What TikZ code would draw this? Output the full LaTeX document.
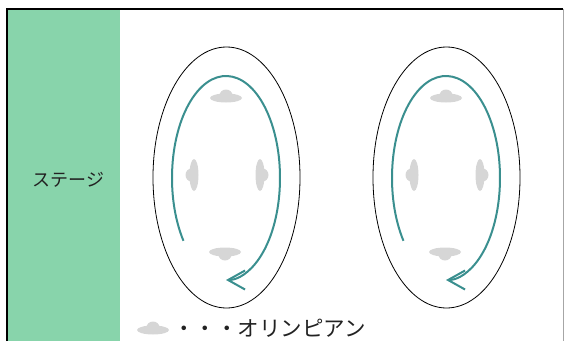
\documentclass[tikz,border=0pt]{standalone}
\usepackage{fontspec}
\newfontfamily\jpfont{Noto Sans CJK JP}
\usetikzlibrary{arrows.meta, positioning}

\definecolor{stagegreen}{RGB}{136,212,171}
\definecolor{laneteal}{RGB}{58,143,143}
\definecolor{olygray}{RGB}{214,214,214}
\definecolor{textgray}{RGB}{34,34,34}

\tikzset{
  track/.style={draw=black, line width=0.8pt},
  lane/.style={draw=laneteal, line width=2pt, -{Straight Barb[length=17pt, width=19pt]}},
  label/.style={text=textgray, inner sep=0pt, font=\jpfont\fontsize{18}{20}\selectfont},
  olympian/.pic={
    \fill[olygray] (0,0) ellipse [x radius=16, y radius=4.5];
    \fill[olygray] (0,2.5) ellipse [x radius=6.5, y radius=6];
  }
}

\begin{document}
\begin{tikzpicture}[x=1pt, y=1pt]
\useasboundingbox (0,0) rectangle (564,341);

% Stage strip
\fill[stagegreen] (8,0) rectangle (120,331);
\node[label] (stage) at (68.5,161) {ステージ};

% Frame
\draw[line width=2pt] (7,0) -- (7,332) -- (563,332);
\draw[gray!70, line width=0.8pt] (563,332) -- (563,0);

% Left rink
\coordinate (lc) at (226.5,163.5);
\draw[track] (lc) ellipse [x radius=73.5, y radius=130.5];
\draw[lane] (226,163) ++(218:54 and 102) arc [start angle=218, end angle=-90, x radius=54, y radius=102];
\pic (ltop) at (226,243) {olympian};
\pic[rotate=180] (lbot) at (225,89) {olympian};
\pic[rotate=90] (lleft) at (194,166) {olympian};
\pic[rotate=-90] (lright) at (260,166) {olympian};

% Right rink
\coordinate (rc) at (446.5,163.5);
\draw[track] (rc) ellipse [x radius=73.5, y radius=130.5];
\draw[lane] (446,163) ++(218:54 and 102) arc [start angle=218, end angle=-90, x radius=54, y radius=102];
\pic (rtop) at (446,243) {olympian};
\pic[rotate=180] (rbot) at (445,89) {olympian};
\pic[rotate=90] (rleft) at (414,166) {olympian};
\pic[rotate=-90] (rright) at (480,166) {olympian};

% Legend
\pic (key) at (153,11) {olympian};
\node[label, anchor=west, font=\jpfont\fontsize{21.5}{23}\selectfont] (legend) at (173,13) {・・・オリンピアン};
\end{tikzpicture}
\end{document}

══════════════════════════════

> What you have to do: Look over the listing. Pull out every line with the string "draw" in it.

> Expected output:
What TikZ code would draw this? Output the full LaTeX document.
  track/.style={draw=black, line width=0.8pt},
  lane/.style={draw=laneteal, line width=2pt, -{Straight Barb[length=17pt, width=19pt]}},
\draw[line width=2pt] (7,0) -- (7,332) -- (563,332);
\draw[gray!70, line width=0.8pt] (563,332) -- (563,0);
\draw[track] (lc) ellipse [x radius=73.5, y radius=130.5];
\draw[lane] (226,163) ++(218:54 and 102) arc [start angle=218, end angle=-90, x radius=54, y radius=102];
\draw[track] (rc) ellipse [x radius=73.5, y radius=130.5];
\draw[lane] (446,163) ++(218:54 and 102) arc [start angle=218, end angle=-90, x radius=54, y radius=102];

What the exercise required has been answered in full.